**EXERCISE:**
Copy out every line of the records where the string "this" occurs.
─── DATASET RECORDS ───
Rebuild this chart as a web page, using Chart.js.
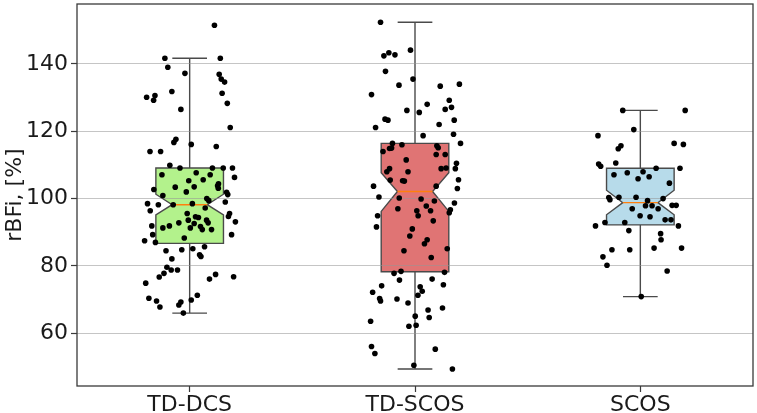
<!DOCTYPE html>
<html>
<head>
<meta charset="utf-8">
<script src="https://cdn.jsdelivr.net/npm/chart.js@4/dist/chart.umd.min.js"></script>
<style>
  html, body { margin: 0; padding: 0; background: #fff; }
</style>
</head>
<body>
<canvas id="boxChart" width="757" height="413"></canvas>
<script>
// categories and y ticks
const categories = ['TD-DCS', 'TD-SCOS', 'SCOS'];
const yTicks = [60, 80, 100, 120, 140];

// box statistics per category
const whiskerLow  = [66.0, 49.4, 70.9];
const quartile1   = [86.7, 78.3, 92.2];
const notchLow    = [95.2, 96.2, 95.2];
const medians     = [98.2, 102.1, 98.8];
const notchHigh   = [101.3, 107.7, 102.5];
const quartile3   = [109.1, 116.4, 109.0];
const whiskerHigh = [141.7, 152.4, 126.2];

// individual measurements (value + horizontal jitter around the category)
const dcsValues = [151.5, 141.7, 141.7, 139.0, 137.2, 136.9, 135.5, 134.6, 131.8, 131.3,
  130.6, 130.1, 129.2, 128.3, 126.5, 121.1, 117.6, 116.7, 116.1, 115.5,
  114.0, 114.0, 109.9, 109.1, 109.1, 109.1, 109.1, 107.1, 107.7, 107.1,
  106.3, 105.3, 105.6, 103.4, 103.5, 104.4, 103.8, 103.1, 102.7, 102.0,
  101.9, 101.2, 100.9, 100.0, 99.4, 99.0, 98.5, 98.2, 98.2, 98.5,
  97.2, 96.4, 95.6, 95.6, 94.7, 94.6, 94.4, 93.6, 93.6, 92.8,
  93.1, 92.8, 92.6, 91.9, 91.9, 91.3, 91.3, 91.7, 90.8, 90.8,
  89.3, 89.3, 88.3, 87.5, 87.0, 85.7, 84.8, 85.1, 84.5, 83.3,
  82.8, 82.1, 79.6, 78.8, 78.8, 77.8, 77.5, 76.7, 76.1, 76.8,
  74.9, 71.3, 70.4, 69.6, 69.9, 69.3, 68.4, 67.8, 66.0];
const dcsJitter = [0.110, -0.110, 0.136, -0.097, -0.021, 0.131, 0.140, 0.155, -0.079, 0.144,
  -0.154, -0.191, -0.160, 0.167, -0.039, 0.180, -0.061, -0.070, 0.007, 0.118,
  -0.176, -0.129, -0.088, -0.043, 0.101, 0.149, 0.190, -0.123, 0.029, 0.091,
  0.199, -0.004, 0.060, -0.064, 0.020, 0.128, 0.124, 0.127, -0.159, -0.015,
  0.164, 0.169, -0.119, 0.076, 0.085, 0.158, -0.187, -0.139, -0.073, 0.012,
  0.069, -0.175, -0.011, 0.177, 0.172, 0.026, 0.039, -0.006, 0.075, 0.082,
  0.203, -0.048, 0.020, -0.168, -0.090, -0.119, 0.003, 0.048, 0.056, 0.097,
  -0.164, 0.186, -0.024, -0.200, -0.152, 0.066, -0.035, 0.014, -0.105, 0.044,
  0.050, -0.079, -0.101, -0.082, -0.054, -0.114, 0.115, -0.135, 0.088, 0.195,
  -0.195, 0.034, -0.181, -0.147, 0.007, -0.039, -0.048, -0.132, -0.028];

const scosTdValues = [152.4, 142.4, 143.3, 142.7, 144.1, 137.8, 135.5, 133.7, 133.4, 134.0,
  130.9, 129.2, 128.0, 126.5, 127.1, 126.2, 125.6, 123.6, 123.3, 123.3,
  122.0, 121.1, 118.7, 119.1, 116.4, 116.4, 116.0, 114.9, 115.0, 114.0,
  115.7, 115.1, 113.1, 113.1, 111.5, 110.5, 108.9, 108.9, 109.1, 108.9,
  108.0, 108.0, 105.5, 105.3, 105.2, 105.6, 103.0, 103.7, 103.7, 100.5,
  100.2, 99.9, 99.3, 97.8, 96.4, 98.7, 96.7, 95.8, 97.0, 96.4,
  94.9, 94.9, 93.4, 91.6, 91.0, 88.9, 87.8, 86.6, 85.1, 84.5,
  82.5, 77.8, 78.4, 78.1, 75.8, 76.1, 74.1, 74.4, 72.2, 73.8,
  72.5, 71.3, 70.3, 69.6, 70.2, 69.0, 66.9, 67.5, 65.1, 64.7,
  63.6, 62.1, 62.4, 56.1, 54.0, 55.3, 50.5, 49.4];
const scosTdJitter = [-0.153, -0.138, -0.116, -0.089, -0.020, -0.131, -0.009, -0.071, 0.112, 0.197,
  -0.193, 0.152, 0.054, 0.134, 0.162, -0.036, 0.019, -0.133, -0.120, 0.174,
  0.107, -0.175, 0.036, 0.171, 0.202, -0.100, -0.058, -0.113, -0.104, -0.142,
  0.097, 0.103, 0.094, 0.134, -0.039, 0.184, 0.179, 0.116, 0.138, -0.113,
  -0.125, -0.031, -0.110, -0.055, -0.047, 0.193, 0.188, -0.184, 0.094, -0.160,
  -0.070, 0.027, 0.086, 0.050, 0.069, 0.175, 0.157, 0.152, -0.076, 0.008,
  0.014, -0.166, 0.081, -0.171, -0.012, -0.023, 0.054, 0.042, 0.143, -0.049,
  0.072, -0.093, -0.062, 0.131, -0.069, 0.076, -0.148, 0.126, -0.188, 0.023,
  0.032, 0.013, -0.157, -0.153, -0.080, -0.031, 0.058, 0.122, 0.001, 0.063,
  -0.197, -0.027, 0.005, -0.193, -0.178, 0.090, -0.005, 0.166];

const scosValues = [126.2, 126.2, 120.5, 118.7, 115.7, 114.8, 116.4, 116.1, 110.3, 109.6,
  110.6, 109.0, 109.0, 107.1, 107.7, 108.0, 106.5, 105.9, 104.6, 100.3,
  99.7, 100.4, 100.4, 100.0, 99.4, 97.9, 97.9, 97.0, 98.0, 98.0,
  97.0, 94.9, 94.6, 93.7, 93.7, 92.9, 92.9, 91.9, 91.9, 90.5,
  89.6, 87.8, 84.8, 84.8, 85.3, 85.3, 82.7, 80.2, 78.5, 70.9];
const scosJitter = [-0.078, 0.199, -0.029, -0.188, -0.086, -0.098, 0.150, 0.191, -0.185, -0.176,
  -0.109, 0.176, 0.070, -0.117, -0.058, 0.012, 0.039, -0.010, 0.129, -0.140,
  -0.135, -0.095, -0.019, 0.101, 0.032, 0.023, 0.052, 0.079, 0.141, 0.159,
  -0.036, -0.001, 0.043, 0.110, 0.136, -0.069, -0.157, -0.199, 0.169, -0.051,
  0.090, 0.092, -0.126, -0.047, 0.061, 0.183, -0.166, -0.148, 0.119, 0.004];

const groupValues = [dcsValues, scosTdValues, scosValues];
const groupJitter = [dcsJitter, scosTdJitter, scosJitter];

// styles
const boxFills = ['#b3f28c', '#e07474', '#b7dbea'];
const edgeColor = '#4a4a4a';
const medianColor = '#ff7f0e';
const boxHalf = 0.15;     // half box width in x units
const notchHalf = 0.078;  // half width at the notch waist
const capHalf = 0.077;
const fontFamily = '"DejaVu Sans", sans-serif';

// Boxes, notches and whiskers, drawn underneath the grid and points
const boxPlugin = {
  id: 'notchedBoxes',
  beforeDraw(chart) {
    const ctx = chart.ctx;
    const xs = chart.scales.x, ys = chart.scales.y;
    ctx.save();
    ctx.fillStyle = '#fff';
    ctx.fillRect(0, 0, chart.width, chart.height);
    categories.forEach((cat, i) => {
      const pos = i + 1;
      const xl = xs.getPixelForValue(pos - boxHalf);
      const xr = xs.getPixelForValue(pos + boxHalf);
      const nl = xs.getPixelForValue(pos - notchHalf);
      const nr = xs.getPixelForValue(pos + notchHalf);
      const xc = xs.getPixelForValue(pos);
      const yq1 = ys.getPixelForValue(quartile1[i]);
      const yq3 = ys.getPixelForValue(quartile3[i]);
      const ynl = ys.getPixelForValue(notchLow[i]);
      const ynh = ys.getPixelForValue(notchHigh[i]);
      const ymed = ys.getPixelForValue(medians[i]);
      const yh = ys.getPixelForValue(whiskerHigh[i]);
      const yl = ys.getPixelForValue(whiskerLow[i]);

      // whiskers + caps
      ctx.strokeStyle = edgeColor;
      ctx.lineWidth = 1.4;
      ctx.beginPath();
      ctx.moveTo(xc, yq3); ctx.lineTo(xc, yh);
      ctx.moveTo(xc, yq1); ctx.lineTo(xc, yl);
      ctx.moveTo(xs.getPixelForValue(pos - capHalf), yh); ctx.lineTo(xs.getPixelForValue(pos + capHalf), yh);
      ctx.moveTo(xs.getPixelForValue(pos - capHalf), yl); ctx.lineTo(xs.getPixelForValue(pos + capHalf), yl);
      ctx.stroke();

      // notched box
      ctx.beginPath();
      ctx.moveTo(xl, yq1);
      ctx.lineTo(xl, ynl);
      ctx.lineTo(nl, ymed);
      ctx.lineTo(xl, ynh);
      ctx.lineTo(xl, yq3);
      ctx.lineTo(xr, yq3);
      ctx.lineTo(xr, ynh);
      ctx.lineTo(nr, ymed);
      ctx.lineTo(xr, ynl);
      ctx.lineTo(xr, yq1);
      ctx.closePath();
      ctx.fillStyle = boxFills[i];
      ctx.fill();
      ctx.stroke();

      // median
      ctx.strokeStyle = medianColor;
      ctx.beginPath();
      ctx.moveTo(nl, ymed); ctx.lineTo(nr, ymed);
      ctx.stroke();
    });
    ctx.restore();
  },
  afterDraw(chart) {
    const { ctx, chartArea: a } = chart;
    ctx.save();
    ctx.strokeStyle = '#3a3a3a';
    ctx.lineWidth = 1.3;
    ctx.strokeRect(a.left, a.top, a.right - a.left, a.bottom - a.top);
    ctx.restore();
  }
};

const datasets = categories.map((cat, i) => ({
  label: cat,
  data: groupValues[i].map((v, k) => ({ x: i + 1 + groupJitter[i][k], y: v })),
  backgroundColor: '#000',
  borderWidth: 0,
  pointRadius: 2.8
}));

new Chart(document.getElementById('boxChart').getContext('2d'), {
  type: 'scatter',
  data: { datasets },
  options: {
    responsive: false,
    animation: false,
    devicePixelRatio: 1,
    layout: { padding: { top: 2, right: 3, left: 0, bottom: 0 } },
    plugins: { legend: { display: false }, tooltip: { enabled: false } },
    scales: {
      x: {
        type: 'linear',
        min: 0.5,
        max: 3.5,
        afterBuildTicks: s => { s.ticks = categories.map((c, i) => ({ value: i + 1 })); },
        afterFit: s => { s.height = 27; s.paddingLeft = 0; s.paddingRight = 0; },
        grid: { drawOnChartArea: false, tickLength: 6, tickColor: '#3a3a3a', tickWidth: 1.2 },
        border: { display: false },
        ticks: {
          padding: 0,
          color: '#1a1a1a',
          font: { family: fontFamily, size: 22 },
          callback: v => categories[v - 1]
        }
      },
      y: {
        min: 44.35,
        max: 157.8,
        afterBuildTicks: s => { s.ticks = yTicks.map(v => ({ value: v })); },
        afterFit: s => { s.width = 77; s.paddingTop = 0; s.paddingBottom = 0; },
        grid: { color: 'rgba(150,150,150,0.55)', lineWidth: 1, tickLength: 6, tickColor: '#3a3a3a', tickWidth: 1.2 },
        border: { display: false },
        ticks: {
          padding: 3,
          color: '#1a1a1a',
          font: { family: fontFamily, size: 22 }
        },
        title: {
          display: true,
          text: 'rBFi, [%]',
          color: '#1a1a1a',
          font: { family: fontFamily, size: 22 },
          padding: { top: 2, bottom: 0 }
        }
      }
    }
  },
  plugins: [boxPlugin]
});
</script>
</body>
</html>
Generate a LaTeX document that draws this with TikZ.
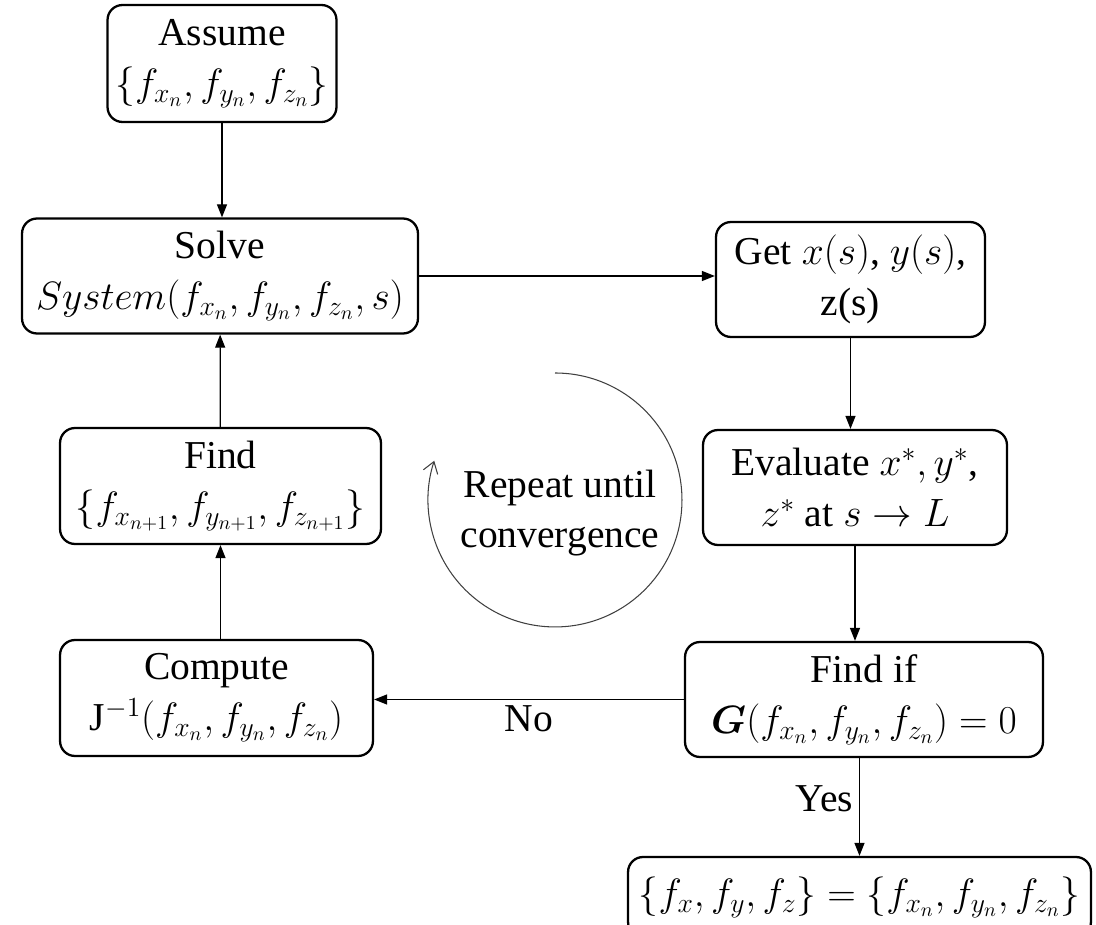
───
**SOLUTION:**
Rebuild this chart as a web page, using Chart.js.
Generate a LaTeX document that draws this with TikZ.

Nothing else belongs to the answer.